I've just showed examples where likely hundreds of people died because of missing impact evaluation on IT systems.

I think this is related.

As long as people don't see this nothing will change.

So yes, maybe my context switch is a little bit drastic. But this was the intend: To show similarities in outcomes and at the same time the hubris that things aren't taken seriously in the one case where they are taken very very serous in the other case, regardless of identical outcomes.

I’m with you on the impact, especially going forward, of overall data infrastructure integrity. Failures in this realm will increasingly put the well being of people at stake.

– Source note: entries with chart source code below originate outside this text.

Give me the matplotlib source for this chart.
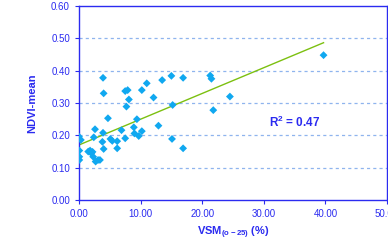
import numpy as np
import matplotlib
matplotlib.use("Agg")
import matplotlib.pyplot as plt

plt.rcParams['font.family'] = ['Liberation Sans', 'DejaVu Sans']
plt.rcParams['mathtext.fontset'] = 'custom'
plt.rcParams['mathtext.rm'] = 'Liberation Sans:bold'
plt.rcParams['mathtext.bf'] = 'Liberation Sans:bold'
plt.rcParams['mathtext.default'] = 'bf'

# VSM (0-25 cm) in %, NDVI mean
vsm = [0.0, 0.3, 0.05, 0.05, 0.05, 1.8, 2.2, 2.3, 2.6, 2.4,
       2.7, 3.1, 3.4, 3.9, 4.0, 3.9, 3.8, 4.0, 4.7, 5.1,
       5.4, 6.2, 6.2, 6.9, 7.5, 7.5, 7.9, 7.7, 8.1, 8.9,
       9.0, 9.4, 9.7, 10.2, 10.2, 11.0, 12.1, 12.9, 13.5, 15.0,
       15.2, 15.1, 16.9, 16.9, 21.3, 21.5, 24.5, 21.8, 39.7, 1.5,
       2.0]
ndvi = [0.196, 0.186, 0.153, 0.134, 0.124, 0.153, 0.149, 0.134, 0.219, 0.194,
        0.119, 0.124, 0.124, 0.378, 0.330, 0.208, 0.180, 0.158, 0.253, 0.189,
        0.183, 0.160, 0.182, 0.216, 0.191, 0.337, 0.340, 0.289, 0.311, 0.225,
        0.206, 0.250, 0.198, 0.340, 0.213, 0.361, 0.317, 0.230, 0.371, 0.384,
        0.294, 0.189, 0.378, 0.160, 0.385, 0.375, 0.320, 0.278, 0.448, 0.150,
        0.145]

x_ticks = [0, 10, 20, 30, 40, 50]
y_ticks = [0.0, 0.1, 0.2, 0.3, 0.4, 0.5, 0.6]
r2_text = "R$^2$ = 0.47"

blue = '#2b2bf0'

fig = plt.figure(figsize=(3.88, 2.47), dpi=100)
ax = fig.add_axes([0.2036, 0.190, 0.7938, 0.7857])

# dashed horizontal grid
for yv in y_ticks[1:-1]:
    ax.axhline(yv, color='#8fb4ee', lw=0.9, ls=(0, (2.5, 2.5)), zorder=1)

ax.scatter(vsm, ndvi, marker='D', s=16, color='#10a8f0', edgecolors='none', zorder=3)

# linear trend line
slope, intercept = np.polyfit(vsm, ndvi, 1)
xs = np.array([0, max(vsm)])
ax.plot(xs, intercept + slope * xs, color='#7cc010', lw=1.0, zorder=2)

ax.text(35, 0.241, r2_text, color=blue, fontsize=8.5, fontweight='bold',
        ha='center', va='center')

ax.set_xlim(0, 50)
ax.set_ylim(0, 0.6)
ax.set_xticks(x_ticks)
ax.set_yticks(y_ticks)
ax.set_xticklabels(['%.2f' % v for v in x_ticks])
ax.set_yticklabels(['%.2f' % v for v in y_ticks])
ax.tick_params(colors=blue, labelsize=7, length=3, width=0.8, direction='out')
for s in ax.spines.values():
    s.set_color(blue)
    s.set_linewidth(1.0)

ax.set_xlabel('VSM$_{(o-25)}$ (%)', color=blue, fontsize=8, fontweight='bold')
ax.set_ylabel('NDVI-mean', color=blue, fontsize=8, fontweight='bold', labelpad=10)

fig.savefig('out.png', dpi=100)
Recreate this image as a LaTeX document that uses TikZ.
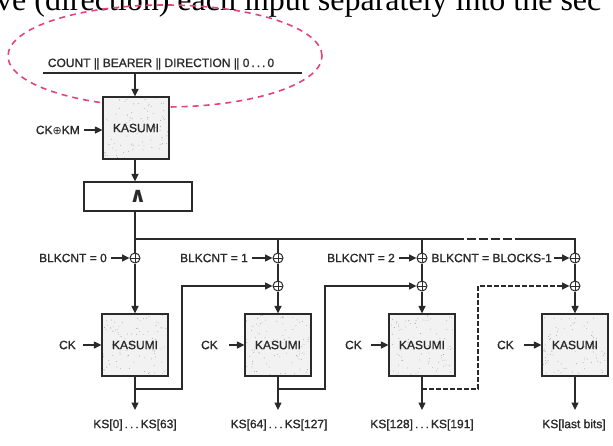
\documentclass[tikz,border=0pt]{standalone}
\usepackage{fontspec}
\setmainfont{Liberation Sans}[FakeBold=1.2]
\newfontfamily\pageserif{Liberation Serif}
\newfontfamily\symfont{DejaVu Sans}
\usetikzlibrary{arrows.meta,calc}
\definecolor{ink}{HTML}{2A2A2A}
\definecolor{pinkmark}{RGB}{226,68,120}
\definecolor{boxfill}{HTML}{F2F2F2}
\newcommand\dblbar{\textbar\kern-0.6pt\textbar}
\newcommand\dotsep{\,.\,.\,.\,}
\begin{document}
\begin{tikzpicture}[x=1pt,y=-1pt,
  every node/.style={font=\fontsize{12}{14}\selectfont, text=ink},
  wire/.style={draw=ink, line width=1.2pt},
  arr/.style={wire, -{Triangle[length=7.5pt,width=7pt]}},
  kasumi/.style={draw=ink, line width=1.2pt, fill=boxfill, minimum width=66pt, minimum height=62pt, inner sep=0pt,
    path picture={\foreach \i in {1,...,90}{\fill[gray!75] ($(path picture bounding box.south west)+(rnd*66,-rnd*62)$) circle (0.45pt);}}},
  andbox/.style={draw=ink, line width=1.2pt, minimum width=108pt, minimum height=29pt, inner sep=0pt},
  xor/.style={circle, draw=ink, line width=1pt, minimum size=10pt, inner sep=0pt, fill=white,
    path picture={\draw[ink, line width=1pt] (path picture bounding box.north) -- (path picture bounding box.south)
      (path picture bounding box.west) -- (path picture bounding box.east);}},
  lbl/.style={inner sep=0pt, anchor=east},
  txt/.style={inner sep=0pt},
]
\useasboundingbox (0,0) rectangle (613,445);
\pgfmathsetseed{4711}

% fragment of page text (top clipped)
\node[anchor=base west, inner sep=0pt, font=\pageserif\fontsize{32}{36}\selectfont, text=black] (pagetext) at (-4,10)
  {ve (direction) each input separately into the sec};

% pink annotation ellipse
\draw[pinkmark, line width=1.6pt, dash pattern=on 6pt off 5pt] (165,56) ellipse [x radius=157pt, y radius=51pt];

% input
\node[txt, anchor=base] (intext) at (161,67) {COUNT \dblbar{} BEARER \dblbar{} DIRECTION \dblbar{} 0\dotsep0};
\coordinate (inL) at (43,73);
\coordinate (inR) at (302,73);
\coordinate (inTap) at (135,73);
\draw[wire] (inL) -- (inR);

% first KASUMI and AND box
\node[kasumi] (k0) at (136,128) {KASUMI};
\draw[arr] (inTap) -- (inTap |- k0.north);
\node[lbl] (ckkm) at (80,130) {CK{\symfont\fontsize{11}{12}\selectfont ⊕}KM};
\draw[arr] ([xshift=4pt]ckkm.east) -- (ckkm.east -| k0.west);
\node[andbox, font=\symfont\bfseries\fontsize{21}{22}\selectfont] (andb) at (138,196.5) {∧};
\draw[arr] (inTap |- k0.south) -- (inTap |- andb.north);

% XORs
\node[xor] (xa1) at (135,258) {};
\node[xor] (xa2) at (278,258) {};
\node[xor] (xb2) at (278,286) {};
\node[xor] (xa3) at (422,258) {};
\node[xor] (xb3) at (422,286) {};
\node[xor] (xa4) at (575,258) {};
\node[xor] (xb4) at (575,286) {};

% bus
\coordinate (b1) at (135,239);
\coordinate (b2) at (278,239);
\coordinate (b3) at (422,239);
\coordinate (bd1) at (455,239);
\coordinate (bd2) at (515,239);
\coordinate (b4) at (575,239);
\draw[wire] (andb.south -| xa1) -- (xa1.north);
\draw[wire] (b1) -- (bd1);
\draw[wire, dash pattern=on 9pt off 3pt] (bd1) -- (bd2);
\draw[wire] (bd2) -- (b4) -- (xa4.north);
\draw[wire] (b2) -- (xa2.north);
\draw[wire] (b3) -- (xa3.north);
\draw[wire] (xa2.south) -- (xb2.north);
\draw[wire] (xa3.south) -- (xb3.north);
\draw[wire] (xa4.south) -- (xb4.north);

% BLKCNT labels
\node[lbl] (bl0) at (107,258) {BLKCNT = 0};
\node[lbl] (bl1) at (248,258) {BLKCNT = 1};
\node[lbl] (bl2) at (395,258) {BLKCNT = 2};
\node[lbl] (bl3) at (552,258) {BLKCNT = BLOCKS-1};
\draw[arr] ([xshift=4pt]bl0.east) -- (xa1.west);
\draw[arr] ([xshift=4pt]bl1.east) -- (xa2.west);
\draw[arr] ([xshift=4pt]bl2.east) -- (xa3.west);
\draw[arr] ([xshift=2pt]bl3.east) -- (xa4.west);

% KASUMI row
\node[kasumi] (k1) at (135,345) {KASUMI};
\node[kasumi] (k2) at (278,345) {KASUMI};
\node[kasumi] (k3) at (422,345) {KASUMI};
\node[kasumi] (k4) at (575,345) {KASUMI};
\draw[arr] (xa1.south) -- (k1.north);
\draw[arr] (xb2.south) -- (k2.north);
\draw[arr] (xb3.south) -- (k3.north);
\draw[arr] (xb4.south) -- (k4.north);

% CK inputs
\node[lbl] (ck1) at (76,345) {CK};
\node[lbl] (ck2) at (218,345) {CK};
\node[lbl] (ck3) at (362,345) {CK};
\node[lbl] (ck4) at (514,345) {CK};
\draw[arr] ([xshift=7pt]ck1.east) -- (k1.west);
\draw[arr] ([xshift=11pt]ck2.east) -- (k2.west);
\draw[arr] ([xshift=9pt]ck3.east) -- (k3.west);
\draw[arr] ([xshift=10pt]ck4.east) -- (k4.west);

% outputs
\node[txt] (ks1) at (135,425) {KS[0]\dotsep KS[63]};
\node[txt] (ks2) at (279,425) {KS[64]\dotsep KS[127]};
\node[txt] (ks3) at (422,425) {KS[128]\dotsep KS[191]};
\node[txt] (ks4) at (574,425) {KS[last bits]};
\draw[arr] (k1.south) -- (k1.south |- 0,410);
\draw[arr] (k2.south) -- (k2.south |- 0,410);
\draw[arr] (k3.south) -- (k3.south |- 0,410);
\draw[arr] (k4.south) -- (k4.south |- 0,410);

% feedback
\coordinate (fb1) at (182,389);
\coordinate (fb2) at (325,389);
\coordinate (fb3) at (478,389);
\draw[arr] (k1.south |- fb1) -- (fb1) |- (xb2.west);
\draw[arr] (k2.south |- fb2) -- (fb2) |- (xb3.west);
\draw[arr, dash pattern=on 5pt off 2pt] (k3.south |- fb3) -- (fb3) |- (xb4.west);
\end{tikzpicture}
\end{document}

My objection was more of the “catastrophic IT failure rarely causes direct physical harm, whereas catastrophic failures in aviation almost always results in fatalities” variety.

But yes, data infrastructure integrity is definitely an issue that must be treated as critical, and increasingly, as a life safety issue in some cases.

Although I feel like referencing self harm is not really in good faith here , because if that was a rational connection we should also be talking about treating interpersonal relations and good manners as a life safety issue in the same way that we regulate aviation.